• _JOB_
Restate the whole of the material. Keep every word, and drop the pictures.

** begin GIVEN MATERIAL **

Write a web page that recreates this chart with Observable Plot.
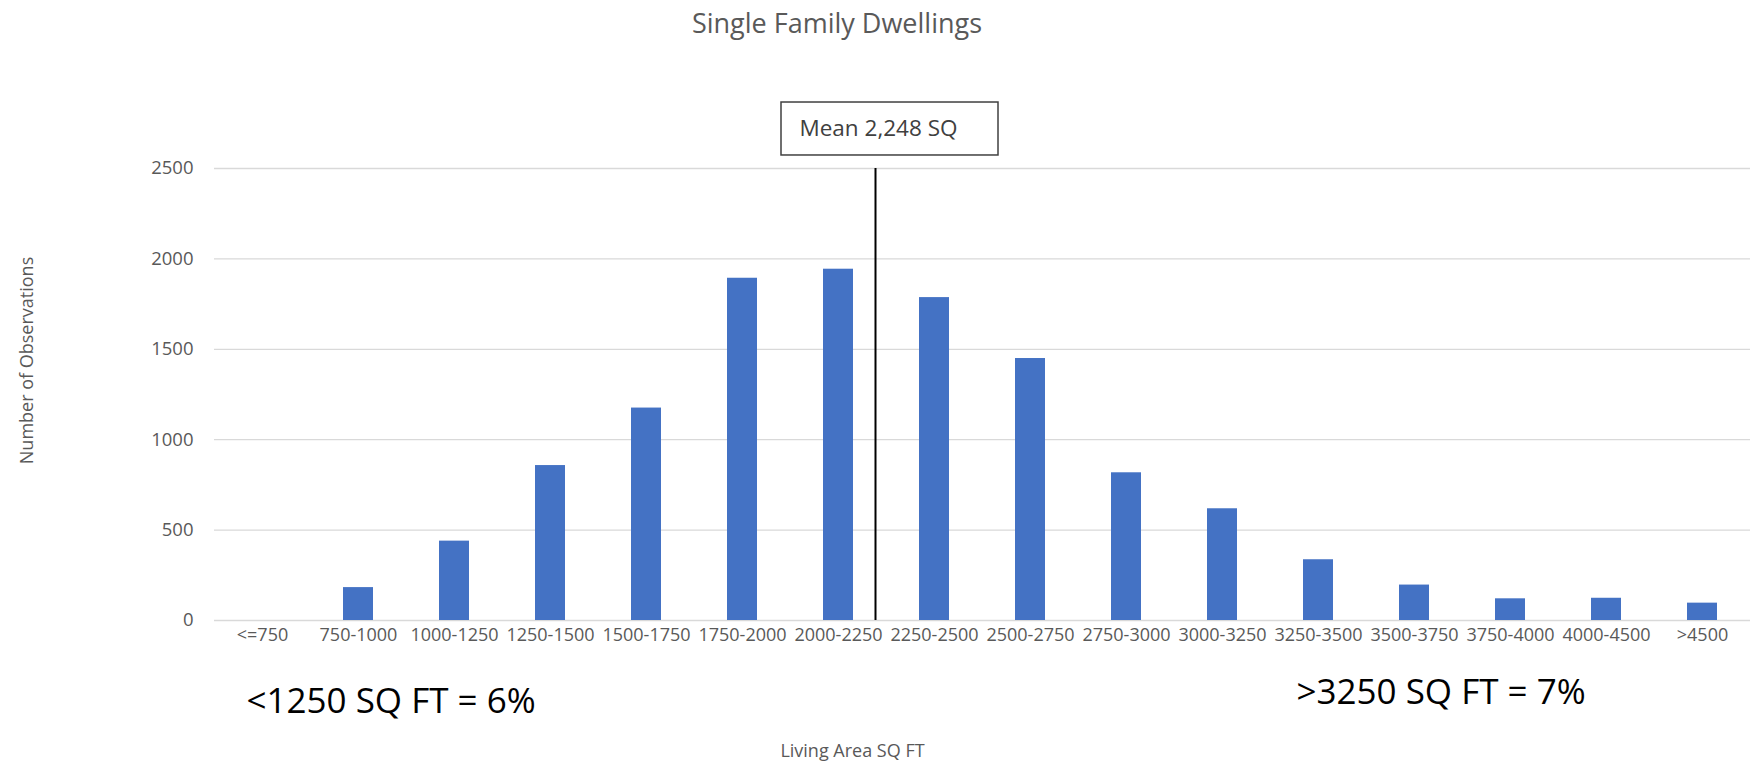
<!DOCTYPE html>
<html><head><meta charset="utf-8">
<script src="https://cdn.jsdelivr.net/npm/d3@7"></script>
<script src="https://cdn.jsdelivr.net/npm/@observablehq/plot@0.6"></script>
<style>
html,body{margin:0;padding:0;background:#fff;overflow:hidden;}
#title{position:relative;height:50px;font-family:"Open Sans";}
#title span{position:absolute;left:837px;top:9px;transform:translateX(-50%);font-size:27px;color:#595959;white-space:nowrap;line-height:27px;}
</style></head><body>
<div id="title"><span>Single Family Dwellings</span></div>
<div id="chart"></div>
<script>
const categories = ["<=750","750-1000","1000-1250","1250-1500","1500-1750","1750-2000","2000-2250","2250-2500","2500-2750","2750-3000","3000-3250","3250-3500","3500-3750","3750-4000","4000-4500",">4500"];
const counts = [0,182,439,857,1175,1893,1943,1786,1449,817,618,336,196,120,123,96];
const yTicks = [0,500,1000,1500,2000,2500];
const meanValue = 2248;
const meanLabel = "Mean 2,248 SQ";
const meanCategory = "2000-2250";
const annotationLeft = "<1250 SQ FT = 6%";
const annotationLeftCategory = "<=750";
const annotationRight = ">3250 SQ FT = 7%";
const annotationRightCategory = "3250-3500";
const xLabel = "Living Area SQ FT";
const yLabel = "Number of Observations";

const data = categories.map((c, i) => ({category: c, count: counts[i]}));

const plot = Plot.plot({
  width: 1759, height: 712,
  marginLeft: 214, marginRight: 9, marginTop: 118, marginBottom: 142,
  style: {fontFamily: "Open Sans", fontSize: "18px", color: "#595959", background: "white"},
  x: {domain: categories, paddingInner: 0.6875, paddingOuter: 0.34375, label: null},
  y: {domain: [0, 2500], label: null},
  marks: [
    Plot.ruleY(yTicks, {stroke: "#d9d9d9", strokeWidth: 1.3}),
    Plot.barY(data, {x: "category", y: "count", fill: "#4472C4"}),
    Plot.axisX({tickSize: 0, tickPadding: 8, fontSize: 18, label: null}),
    Plot.axisY({ticks: yTicks, tickFormat: d => String(d), tickSize: 0, tickPadding: 21, fontSize: 18.5, label: null}),
    Plot.ruleX([meanValue], {x: () => meanCategory, dx: 37, y1: 0, y2: 2500, stroke: "black", strokeWidth: 2}),
    Plot.barY([meanLabel], {x: () => meanCategory, y1: 2572, y2: 2865, insetLeft: -42, insetRight: -145, fill: "white", stroke: "#404040", strokeWidth: 1.5}),
    Plot.text([meanLabel], {x: () => meanCategory, y: 2718, text: d => d, textAnchor: "start", dx: -39, fontSize: 22.5, fill: "#404040"}),
    Plot.text([annotationLeft], {x: () => annotationLeftCategory, frameAnchor: "bottom", text: d => d, textAnchor: "start", lineAnchor: "bottom", dx: -16, dy: 92, fontSize: 35, fill: "black"}),
    Plot.text([annotationRight], {x: () => annotationRightCategory, frameAnchor: "bottom", text: d => d, textAnchor: "start", lineAnchor: "bottom", dx: -22, dy: 83, fontSize: 35, fill: "black"}),
    Plot.text([xLabel], {frameAnchor: "bottom", text: d => d, textAnchor: "middle", lineAnchor: "bottom", dx: -130, dy: 136, fontSize: 18}),
    Plot.text([yLabel], {frameAnchor: "left", text: d => d, rotate: -90, textAnchor: "middle", lineAnchor: "middle", dx: -187, dy: -34, fontSize: 18})
  ]
});
document.getElementById("chart").appendChild(plot);
</script>
</body></html>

** end GIVEN MATERIAL **

• _THE RESULT_
Write a web page that recreates this chart with Observable Plot.
<!DOCTYPE html>
<html><head><meta charset="utf-8">
<script src="https://cdn.jsdelivr.net/npm/d3@7"></script>
<script src="https://cdn.jsdelivr.net/npm/@observablehq/plot@0.6"></script>
<style>
html,body{margin:0;padding:0;background:#fff;overflow:hidden;}
#title{position:relative;height:50px;font-family:"Open Sans";}
#title span{position:absolute;left:837px;top:9px;transform:translateX(-50%);font-size:27px;color:#595959;white-space:nowrap;line-height:27px;}
</style></head><body>
<div id="title"><span>Single Family Dwellings</span></div>
<div id="chart"></div>
<script>
const categories = ["<=750","750-1000","1000-1250","1250-1500","1500-1750","1750-2000","2000-2250","2250-2500","2500-2750","2750-3000","3000-3250","3250-3500","3500-3750","3750-4000","4000-4500",">4500"];
const counts = [0,182,439,857,1175,1893,1943,1786,1449,817,618,336,196,120,123,96];
const yTicks = [0,500,1000,1500,2000,2500];
const meanValue = 2248;
const meanLabel = "Mean 2,248 SQ";
const meanCategory = "2000-2250";
const annotationLeft = "<1250 SQ FT = 6%";
const annotationLeftCategory = "<=750";
const annotationRight = ">3250 SQ FT = 7%";
const annotationRightCategory = "3250-3500";
const xLabel = "Living Area SQ FT";
const yLabel = "Number of Observations";

const data = categories.map((c, i) => ({category: c, count: counts[i]}));

const plot = Plot.plot({
  width: 1759, height: 712,
  marginLeft: 214, marginRight: 9, marginTop: 118, marginBottom: 142,
  style: {fontFamily: "Open Sans", fontSize: "18px", color: "#595959", background: "white"},
  x: {domain: categories, paddingInner: 0.6875, paddingOuter: 0.34375, label: null},
  y: {domain: [0, 2500], label: null},
  marks: [
    Plot.ruleY(yTicks, {stroke: "#d9d9d9", strokeWidth: 1.3}),
    Plot.barY(data, {x: "category", y: "count", fill: "#4472C4"}),
    Plot.axisX({tickSize: 0, tickPadding: 8, fontSize: 18, label: null}),
    Plot.axisY({ticks: yTicks, tickFormat: d => String(d), tickSize: 0, tickPadding: 21, fontSize: 18.5, label: null}),
    Plot.ruleX([meanValue], {x: () => meanCategory, dx: 37, y1: 0, y2: 2500, stroke: "black", strokeWidth: 2}),
    Plot.barY([meanLabel], {x: () => meanCategory, y1: 2572, y2: 2865, insetLeft: -42, insetRight: -145, fill: "white", stroke: "#404040", strokeWidth: 1.5}),
    Plot.text([meanLabel], {x: () => meanCategory, y: 2718, text: d => d, textAnchor: "start", dx: -39, fontSize: 22.5, fill: "#404040"}),
    Plot.text([annotationLeft], {x: () => annotationLeftCategory, frameAnchor: "bottom", text: d => d, textAnchor: "start", lineAnchor: "bottom", dx: -16, dy: 92, fontSize: 35, fill: "black"}),
    Plot.text([annotationRight], {x: () => annotationRightCategory, frameAnchor: "bottom", text: d => d, textAnchor: "start", lineAnchor: "bottom", dx: -22, dy: 83, fontSize: 35, fill: "black"}),
    Plot.text([xLabel], {frameAnchor: "bottom", text: d => d, textAnchor: "middle", lineAnchor: "bottom", dx: -130, dy: 136, fontSize: 18}),
    Plot.text([yLabel], {frameAnchor: "left", text: d => d, rotate: -90, textAnchor: "middle", lineAnchor: "middle", dx: -187, dy: -34, fontSize: 18})
  ]
});
document.getElementById("chart").appendChild(plot);
</script>
</body></html>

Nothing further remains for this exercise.